Directions: All of the data that follows should be retyped exactly, please, except the pictures.
^^^^^^^^
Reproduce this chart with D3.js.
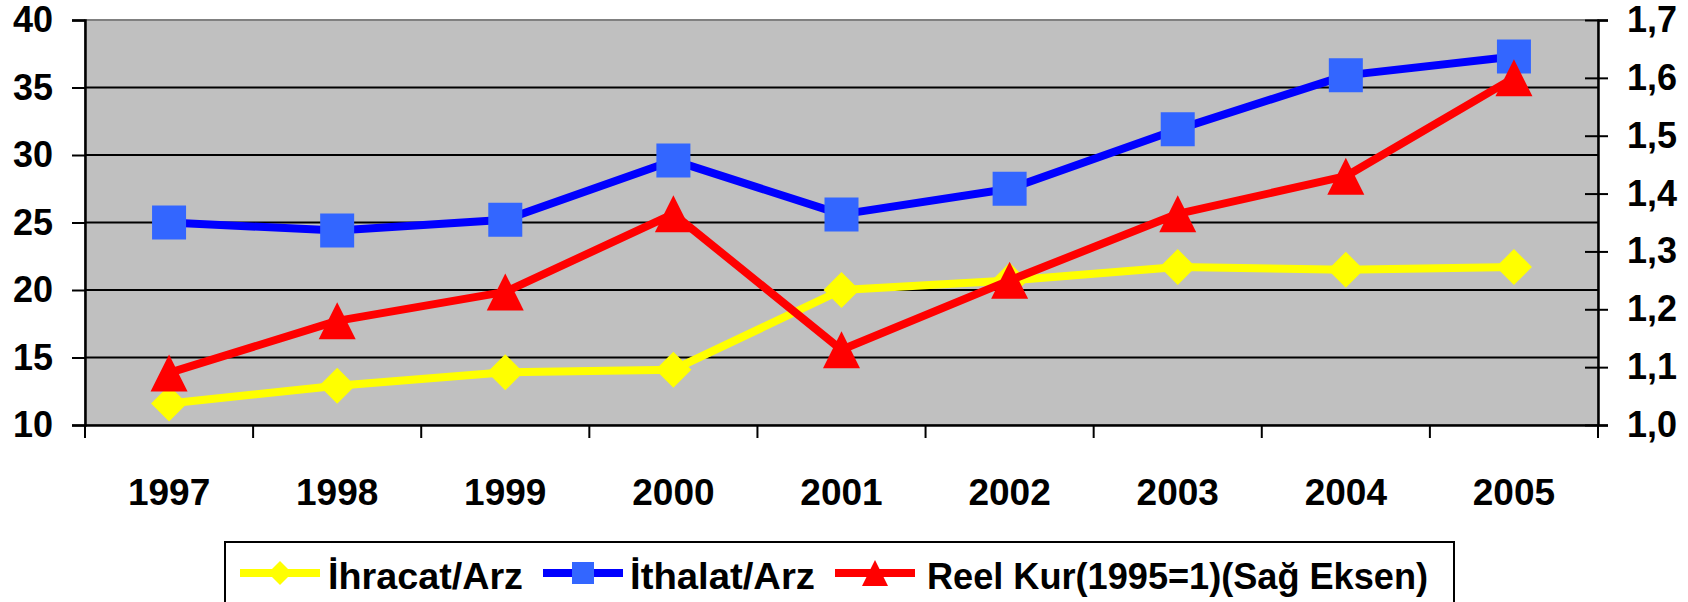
<!DOCTYPE html>
<html>
<head>
<meta charset="utf-8">
<script src="https://cdn.jsdelivr.net/npm/d3@7"></script>
<style>
  body { margin: 0; background: #fff; }
  svg { display: block; }
</style>
</head>
<body>
<div id="chart"></div>
<script>
/* Data */
var years = ["1997", "1998", "1999", "2000", "2001", "2002", "2003", "2004", "2005"];
var ihracatArz = [11.6, 12.9, 13.9, 14.1, 20.0, 20.7, 21.7, 21.5, 21.7];
var ithalatArz = [25.0, 24.4, 25.2, 29.6, 25.6, 27.5, 31.9, 35.9, 37.3];
var reelKur = [1.09, 1.18, 1.23, 1.365, 1.13, 1.25, 1.365, 1.43, 1.60];
var leftTicks = [10, 15, 20, 25, 30, 35, 40];
var rightTicks = [1.0, 1.1, 1.2, 1.3, 1.4, 1.5, 1.6, 1.7];
var seriesNames = ["İhracat/Arz", "İthalat/Arz", "Reel Kur(1995=1)(Sağ Eksen)"];

/* Overall SVG Container */
var width = 1688, height = 602;
var plot = { left: 85, right: 1598, top: 20, bottom: 425 };
var fontFamily = "'Liberation Sans', Arial, Helvetica, sans-serif";

var svg = d3.select("#chart")
    .append("svg")
    .attr("width", width)
    .attr("height", height);

/* Scales */
var x = d3.scaleBand()
    .domain(years)
    .range([plot.left, plot.right])
    .padding(0);

var yLeft = d3.scaleLinear()
    .domain([10, 40])
    .range([plot.bottom, plot.top]);

var yRight = d3.scaleLinear()
    .domain([1.0, 1.7])
    .range([plot.bottom, plot.top]);

var commaFormat = d3.formatLocale({ decimal: ",", thousands: ".", grouping: [3], currency: ["", ""] }).format(".1f");

/* Plot area background */
svg.append("rect")
    .attr("x", plot.left)
    .attr("y", plot.top)
    .attr("width", plot.right - plot.left)
    .attr("height", plot.bottom - plot.top)
    .attr("fill", "#c0c0c0")
    .attr("stroke", "#808080")
    .attr("stroke-width", 2);

/* Gridlines (left axis) */
svg.append("g")
    .selectAll("line")
    .data(leftTicks.filter(function(d) { return d > 10 && d < 40; }))
    .enter().append("line")
    .attr("x1", plot.left)
    .attr("x2", plot.right)
    .attr("y1", function(d) { return yLeft(d); })
    .attr("y2", function(d) { return yLeft(d); })
    .attr("stroke", "#000")
    .attr("stroke-width", 2);

/* Left axis */
var leftAxis = svg.append("g")
    .attr("transform", "translate(" + plot.left + ",0)")
    .call(d3.axisLeft(yLeft).tickValues(leftTicks).tickSize(13).tickPadding(19).tickFormat(d3.format("d")));
leftAxis.select(".domain").attr("stroke", "#000").attr("stroke-width", 2.5);
leftAxis.selectAll(".tick line").attr("stroke", "#000").attr("stroke-width", 2);
leftAxis.selectAll("text")
    .attr("font-family", fontFamily)
    .attr("font-size", 36)
    .attr("font-weight", "bold")
    .attr("fill", "#000");

/* Right axis (ticks cross the axis line) */
var rightAxis = svg.append("g")
    .attr("transform", "translate(" + plot.right + ",0)")
    .call(d3.axisRight(yRight).tickValues(rightTicks).tickSize(10).tickPadding(19).tickFormat(commaFormat));
rightAxis.select(".domain").attr("stroke", "#000").attr("stroke-width", 2.5);
rightAxis.selectAll(".tick line").attr("x1", -13).attr("stroke", "#000").attr("stroke-width", 2);
rightAxis.selectAll("text")
    .attr("font-family", fontFamily)
    .attr("font-size", 36)
    .attr("font-weight", "bold")
    .attr("fill", "#000");

/* Bottom axis: ticks between categories */
var bottomAxis = svg.append("g")
    .attr("transform", "translate(0," + plot.bottom + ")")
    .call(d3.axisBottom(x).tickSize(0).tickPadding(54));
bottomAxis.select(".domain").attr("stroke", "#000").attr("stroke-width", 2.5);
bottomAxis.selectAll("text")
    .attr("font-family", fontFamily)
    .attr("font-size", 37)
    .attr("font-weight", "bold")
    .attr("fill", "#000");

bottomAxis.append("g")
    .selectAll("line")
    .data(d3.range(years.length + 1))
    .enter().append("line")
    .attr("x1", function(i) { return plot.left + i * x.bandwidth(); })
    .attr("x2", function(i) { return plot.left + i * x.bandwidth(); })
    .attr("y1", 0)
    .attr("y2", 13)
    .attr("stroke", "#000")
    .attr("stroke-width", 2);

/* Series */
var series = [
    { name: seriesNames[0], values: ihracatArz, scale: yLeft, line: "#ffff00", fill: "#ffff00", shape: "diamond" },
    { name: seriesNames[1], values: ithalatArz, scale: yLeft, line: "#0000ff", fill: "#3366ff", shape: "square" },
    { name: seriesNames[2], values: reelKur, scale: yRight, line: "#ff0000", fill: "#ff0000", shape: "triangle" }
];

function markerPath(shape, s) {
    if (shape === "diamond") return "M0," + (-s / 2) + "L" + (s / 2) + ",0L0," + (s / 2) + "L" + (-s / 2) + ",0Z";
    if (shape === "square") return "M" + (-s / 2) + "," + (-s / 2) + "h" + s + "v" + s + "h" + (-s) + "Z";
    return "M0," + (-s / 2) + "L" + (s / 2) + "," + (s / 2) + "L" + (-s / 2) + "," + (s / 2) + "Z";
}

var markerSize = { diamond: 36, square: 34, triangle: 37 };

series.forEach(function(sr) {
    var line = d3.line()
        .x(function(d, i) { return x(years[i]) + x.bandwidth() / 2; })
        .y(function(d) { return sr.scale(d); });

    svg.append("path")
        .datum(sr.values)
        .attr("d", line)
        .attr("fill", "none")
        .attr("stroke", sr.line)
        .attr("stroke-width", 8)
        .attr("stroke-linejoin", "round");

    svg.append("g")
        .selectAll("path")
        .data(sr.values)
        .enter().append("path")
        .attr("transform", function(d, i) { return "translate(" + (x(years[i]) + x.bandwidth() / 2) + "," + sr.scale(d) + ")"; })
        .attr("d", markerPath(sr.shape, markerSize[sr.shape]))
        .attr("fill", sr.fill);
});

/* Legend */
var legend = svg.append("g");

legend.append("rect")
    .attr("x", 225)
    .attr("y", 542)
    .attr("width", 1454 - 225)
    .attr("height", 64)
    .attr("fill", "#fff")
    .attr("stroke", "#000")
    .attr("stroke-width", 2);

var legendItems = [
    { lineX: 240, textX: 328, textLen: 195 },
    { lineX: 543, textX: 630, textLen: 185 },
    { lineX: 835, textX: 927, textLen: 501 }
];
var legendMarker = { diamond: 24, square: 22, triangle: 26 };

series.forEach(function(sr, i) {
    var it = legendItems[i];
    legend.append("line")
        .attr("x1", it.lineX)
        .attr("x2", it.lineX + 80)
        .attr("y1", 573)
        .attr("y2", 573)
        .attr("stroke", sr.line)
        .attr("stroke-width", 8);
    legend.append("path")
        .attr("transform", "translate(" + (it.lineX + 40) + ",573)")
        .attr("d", markerPath(sr.shape, legendMarker[sr.shape]))
        .attr("fill", sr.fill);
    legend.append("text")
        .attr("x", it.textX)
        .attr("y", 589)
        .attr("font-family", fontFamily)
        .attr("font-size", 36)
        .attr("font-weight", "bold")
        .attr("textLength", it.textLen)
        .attr("lengthAdjust", "spacingAndGlyphs")
        .text(sr.name);
});
</script>
</body>
</html>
^^^^^^^^
Full response:
Reproduce this chart with D3.js.
<!DOCTYPE html>
<html>
<head>
<meta charset="utf-8">
<script src="https://cdn.jsdelivr.net/npm/d3@7"></script>
<style>
  body { margin: 0; background: #fff; }
  svg { display: block; }
</style>
</head>
<body>
<div id="chart"></div>
<script>
/* Data */
var years = ["1997", "1998", "1999", "2000", "2001", "2002", "2003", "2004", "2005"];
var ihracatArz = [11.6, 12.9, 13.9, 14.1, 20.0, 20.7, 21.7, 21.5, 21.7];
var ithalatArz = [25.0, 24.4, 25.2, 29.6, 25.6, 27.5, 31.9, 35.9, 37.3];
var reelKur = [1.09, 1.18, 1.23, 1.365, 1.13, 1.25, 1.365, 1.43, 1.60];
var leftTicks = [10, 15, 20, 25, 30, 35, 40];
var rightTicks = [1.0, 1.1, 1.2, 1.3, 1.4, 1.5, 1.6, 1.7];
var seriesNames = ["İhracat/Arz", "İthalat/Arz", "Reel Kur(1995=1)(Sağ Eksen)"];

/* Overall SVG Container */
var width = 1688, height = 602;
var plot = { left: 85, right: 1598, top: 20, bottom: 425 };
var fontFamily = "'Liberation Sans', Arial, Helvetica, sans-serif";

var svg = d3.select("#chart")
    .append("svg")
    .attr("width", width)
    .attr("height", height);

/* Scales */
var x = d3.scaleBand()
    .domain(years)
    .range([plot.left, plot.right])
    .padding(0);

var yLeft = d3.scaleLinear()
    .domain([10, 40])
    .range([plot.bottom, plot.top]);

var yRight = d3.scaleLinear()
    .domain([1.0, 1.7])
    .range([plot.bottom, plot.top]);

var commaFormat = d3.formatLocale({ decimal: ",", thousands: ".", grouping: [3], currency: ["", ""] }).format(".1f");

/* Plot area background */
svg.append("rect")
    .attr("x", plot.left)
    .attr("y", plot.top)
    .attr("width", plot.right - plot.left)
    .attr("height", plot.bottom - plot.top)
    .attr("fill", "#c0c0c0")
    .attr("stroke", "#808080")
    .attr("stroke-width", 2);

/* Gridlines (left axis) */
svg.append("g")
    .selectAll("line")
    .data(leftTicks.filter(function(d) { return d > 10 && d < 40; }))
    .enter().append("line")
    .attr("x1", plot.left)
    .attr("x2", plot.right)
    .attr("y1", function(d) { return yLeft(d); })
    .attr("y2", function(d) { return yLeft(d); })
    .attr("stroke", "#000")
    .attr("stroke-width", 2);

/* Left axis */
var leftAxis = svg.append("g")
    .attr("transform", "translate(" + plot.left + ",0)")
    .call(d3.axisLeft(yLeft).tickValues(leftTicks).tickSize(13).tickPadding(19).tickFormat(d3.format("d")));
leftAxis.select(".domain").attr("stroke", "#000").attr("stroke-width", 2.5);
leftAxis.selectAll(".tick line").attr("stroke", "#000").attr("stroke-width", 2);
leftAxis.selectAll("text")
    .attr("font-family", fontFamily)
    .attr("font-size", 36)
    .attr("font-weight", "bold")
    .attr("fill", "#000");

/* Right axis (ticks cross the axis line) */
var rightAxis = svg.append("g")
    .attr("transform", "translate(" + plot.right + ",0)")
    .call(d3.axisRight(yRight).tickValues(rightTicks).tickSize(10).tickPadding(19).tickFormat(commaFormat));
rightAxis.select(".domain").attr("stroke", "#000").attr("stroke-width", 2.5);
rightAxis.selectAll(".tick line").attr("x1", -13).attr("stroke", "#000").attr("stroke-width", 2);
rightAxis.selectAll("text")
    .attr("font-family", fontFamily)
    .attr("font-size", 36)
    .attr("font-weight", "bold")
    .attr("fill", "#000");

/* Bottom axis: ticks between categories */
var bottomAxis = svg.append("g")
    .attr("transform", "translate(0," + plot.bottom + ")")
    .call(d3.axisBottom(x).tickSize(0).tickPadding(54));
bottomAxis.select(".domain").attr("stroke", "#000").attr("stroke-width", 2.5);
bottomAxis.selectAll("text")
    .attr("font-family", fontFamily)
    .attr("font-size", 37)
    .attr("font-weight", "bold")
    .attr("fill", "#000");

bottomAxis.append("g")
    .selectAll("line")
    .data(d3.range(years.length + 1))
    .enter().append("line")
    .attr("x1", function(i) { return plot.left + i * x.bandwidth(); })
    .attr("x2", function(i) { return plot.left + i * x.bandwidth(); })
    .attr("y1", 0)
    .attr("y2", 13)
    .attr("stroke", "#000")
    .attr("stroke-width", 2);

/* Series */
var series = [
    { name: seriesNames[0], values: ihracatArz, scale: yLeft, line: "#ffff00", fill: "#ffff00", shape: "diamond" },
    { name: seriesNames[1], values: ithalatArz, scale: yLeft, line: "#0000ff", fill: "#3366ff", shape: "square" },
    { name: seriesNames[2], values: reelKur, scale: yRight, line: "#ff0000", fill: "#ff0000", shape: "triangle" }
];

function markerPath(shape, s) {
    if (shape === "diamond") return "M0," + (-s / 2) + "L" + (s / 2) + ",0L0," + (s / 2) + "L" + (-s / 2) + ",0Z";
    if (shape === "square") return "M" + (-s / 2) + "," + (-s / 2) + "h" + s + "v" + s + "h" + (-s) + "Z";
    return "M0," + (-s / 2) + "L" + (s / 2) + "," + (s / 2) + "L" + (-s / 2) + "," + (s / 2) + "Z";
}

var markerSize = { diamond: 36, square: 34, triangle: 37 };

series.forEach(function(sr) {
    var line = d3.line()
        .x(function(d, i) { return x(years[i]) + x.bandwidth() / 2; })
        .y(function(d) { return sr.scale(d); });

    svg.append("path")
        .datum(sr.values)
        .attr("d", line)
        .attr("fill", "none")
        .attr("stroke", sr.line)
        .attr("stroke-width", 8)
        .attr("stroke-linejoin", "round");

    svg.append("g")
        .selectAll("path")
        .data(sr.values)
        .enter().append("path")
        .attr("transform", function(d, i) { return "translate(" + (x(years[i]) + x.bandwidth() / 2) + "," + sr.scale(d) + ")"; })
        .attr("d", markerPath(sr.shape, markerSize[sr.shape]))
        .attr("fill", sr.fill);
});

/* Legend */
var legend = svg.append("g");

legend.append("rect")
    .attr("x", 225)
    .attr("y", 542)
    .attr("width", 1454 - 225)
    .attr("height", 64)
    .attr("fill", "#fff")
    .attr("stroke", "#000")
    .attr("stroke-width", 2);

var legendItems = [
    { lineX: 240, textX: 328, textLen: 195 },
    { lineX: 543, textX: 630, textLen: 185 },
    { lineX: 835, textX: 927, textLen: 501 }
];
var legendMarker = { diamond: 24, square: 22, triangle: 26 };

series.forEach(function(sr, i) {
    var it = legendItems[i];
    legend.append("line")
        .attr("x1", it.lineX)
        .attr("x2", it.lineX + 80)
        .attr("y1", 573)
        .attr("y2", 573)
        .attr("stroke", sr.line)
        .attr("stroke-width", 8);
    legend.append("path")
        .attr("transform", "translate(" + (it.lineX + 40) + ",573)")
        .attr("d", markerPath(sr.shape, legendMarker[sr.shape]))
        .attr("fill", sr.fill);
    legend.append("text")
        .attr("x", it.textX)
        .attr("y", 589)
        .attr("font-family", fontFamily)
        .attr("font-size", 36)
        .attr("font-weight", "bold")
        .attr("textLength", it.textLen)
        .attr("lengthAdjust", "spacingAndGlyphs")
        .text(sr.name);
});
</script>
</body>
</html>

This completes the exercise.